I have to say that's one thing Britain can surely be proud of. It's head and shoulders ahead of most other European countries(with the possible exception of Scandinavia, but I wouldn't know) in terms of veggie-friendly culture, awereness, labelling and restaurants.

Sure, there's a very long way to go, without a doubt, but in Britain at least there is some sense of what constitutes animal abuse and animal protection.

Some of the stuff I saw in southern Europe is unbelievable, from basic stuff like lack of an RSPCA equivalent to the complete absence of 'vegetarianism' as a conscious alternative, to the 'macho' points that eating giblets, brains and tongue still allegedly gives you... good god.

Helen Highwater said...

Reading Fast-Food Nation was what made me give up meat.

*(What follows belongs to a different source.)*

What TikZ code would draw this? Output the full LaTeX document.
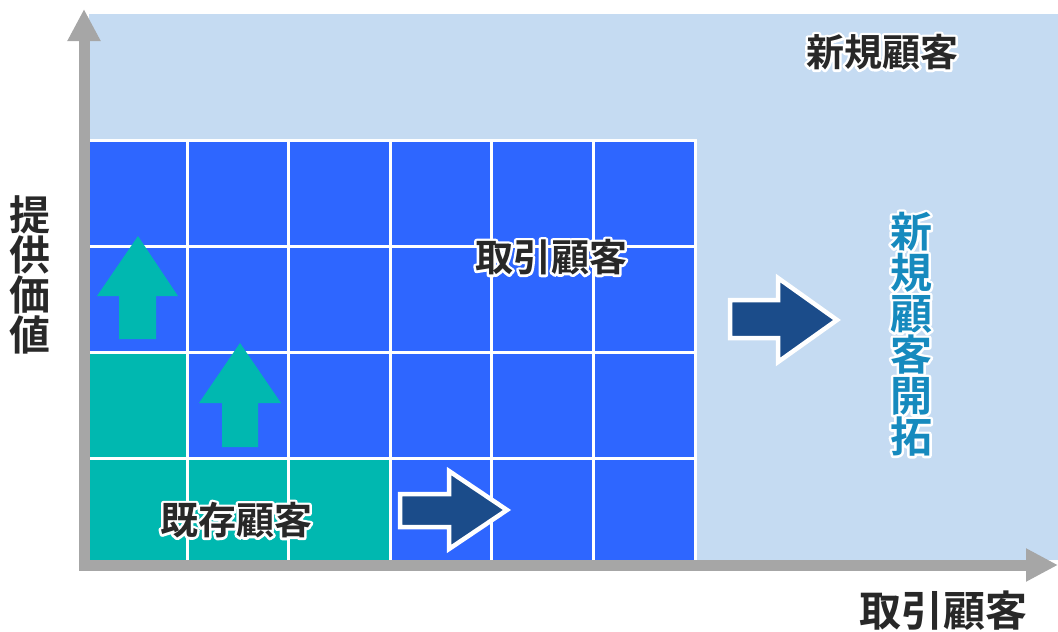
\documentclass[tikz,border=0pt]{standalone}
\usepackage{fontspec}
\setmainfont{Noto Sans CJK JP}[BoldFont={* Bold}]
\usetikzlibrary{arrows.meta,positioning}

\definecolor{skyback}{RGB}{197,219,242}
\definecolor{gridblue}{RGB}{46,102,255}
\definecolor{tealfill}{RGB}{0,184,176}
\definecolor{darkarrow}{RGB}{27,76,138}
\definecolor{axisgray}{RGB}{166,166,166}
\definecolor{darktext}{RGB}{40,40,40}
\definecolor{newtext}{RGB}{22,138,190}

% white halo: stroked copy underneath, filled copy on top
\newcommand{\glow}[1]{\leavevmode\rlap{\special{pdf:literal direct 1 Tr 1 j 1 J 5 w 1 1 1 RG}#1\special{pdf:literal direct 0 Tr}}#1}

\begin{document}
\begin{tikzpicture}[x=1pt,y=-1pt,
  every node/.style={font=\bfseries\fontsize{38}{41}\selectfont, text=darktext, inner sep=0pt, align=center},
  axis/.style={draw=axisgray, line width=11pt, -{Triangle[length=32pt 0 0, width=31pt 0 0]}},
  uparrow/.style={fill=tealfill},
  rightarrow/.style={fill=darkarrow, draw=white, line width=4.5pt, miter limit=10}]
  \useasboundingbox (0,0) rectangle (1058,632);

  % backgrounds
  \fill[skyback] (89,14) rectangle (1058,560);
  \fill[gridblue] (88,140) rectangle (695,560);
  \fill[tealfill] (88,458) rectangle (389,560);
  \fill[tealfill] (88,352) rectangle (187,458);

  % grid lines
  \foreach \gx in {187,288.6,390.2,491.8,593.4,695}
    \draw[white, line width=3pt] (\gx,140) -- (\gx,560);
  \foreach \gy in {140,246,352,458}
    \draw[white, line width=3pt] (88,\gy) -- (696.5,\gy);

  % block arrows
  \path[uparrow] (138,236) -- (178,296) -- (156,296) -- (156,339) -- (119,339) -- (119,296) -- (97,296) -- cycle;
  \path[uparrow] (240,343) -- (281,403) -- (258,403) -- (258,447) -- (222,447) -- (222,403) -- (199,403) -- cycle;
  \draw[rightarrow] (400,494) -- (449,494) -- (449,471) -- (507,510) -- (449,549) -- (449,527) -- (400,527) -- cycle;
  \draw[rightarrow] (730,300) -- (778,300) -- (778,278) -- (837,320) -- (778,362) -- (778,338) -- (730,338) -- cycle;

  % axes
  \coordinate (origin) at (84,570);
  \coordinate (ytop) at (84,9);
  \coordinate (xstart) at (79,565);
  \coordinate (xend) at (1058,565);
  \draw[axis] (origin) -- (ytop);
  \draw[axis] (xstart) -- (xend);

  % labels
  \node (newcust) at (882,52) {\glow{新規顧客}};
  \node (tradecust) at (551,257) {\glow{取引顧客}};
  \node (existcust) at (236,520) {\glow{既存顧客}};
  \node[text=newtext, font=\bfseries\fontsize{42}{41}\selectfont] (newopen) at (911,334)
    {\glow{新}\\\glow{規}\\\glow{顧}\\\glow{客}\\\glow{開}\\\glow{拓}};
  \node[font=\bfseries\fontsize{41}{40}\selectfont] (valueaxis) at (30,275) {提\\供\\価\\値};
  \node[font=\bfseries\fontsize{42}{42}\selectfont] (tradeaxis) at (943,611) {取引顧客};
\end{tikzpicture}
\end{document}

I did know a bit about abattoirs from when my dad worked on a pig farm, but when you read about the full horror of what goes on... my god. :-O

Recently, there was news about conditions on a pig factory farm, where the mothers are forced to stand up and face a wall for months, and it made me so sad because I used to visit the pig farm and see a huge sty given over to each mother and her litter, and they would grunt away contentedly. Well, I assume they were content. It was a happy sound and one that makes me feel happy now, and sad when I see them dead and packaged up under clingfilm.

About pork gelatine - hilarious irony abounds in Marks & Spencer's "Pinky Pig" children's sweets range. Pink chewy pig-shaped sweeties made with... pork gelatine! How lovely!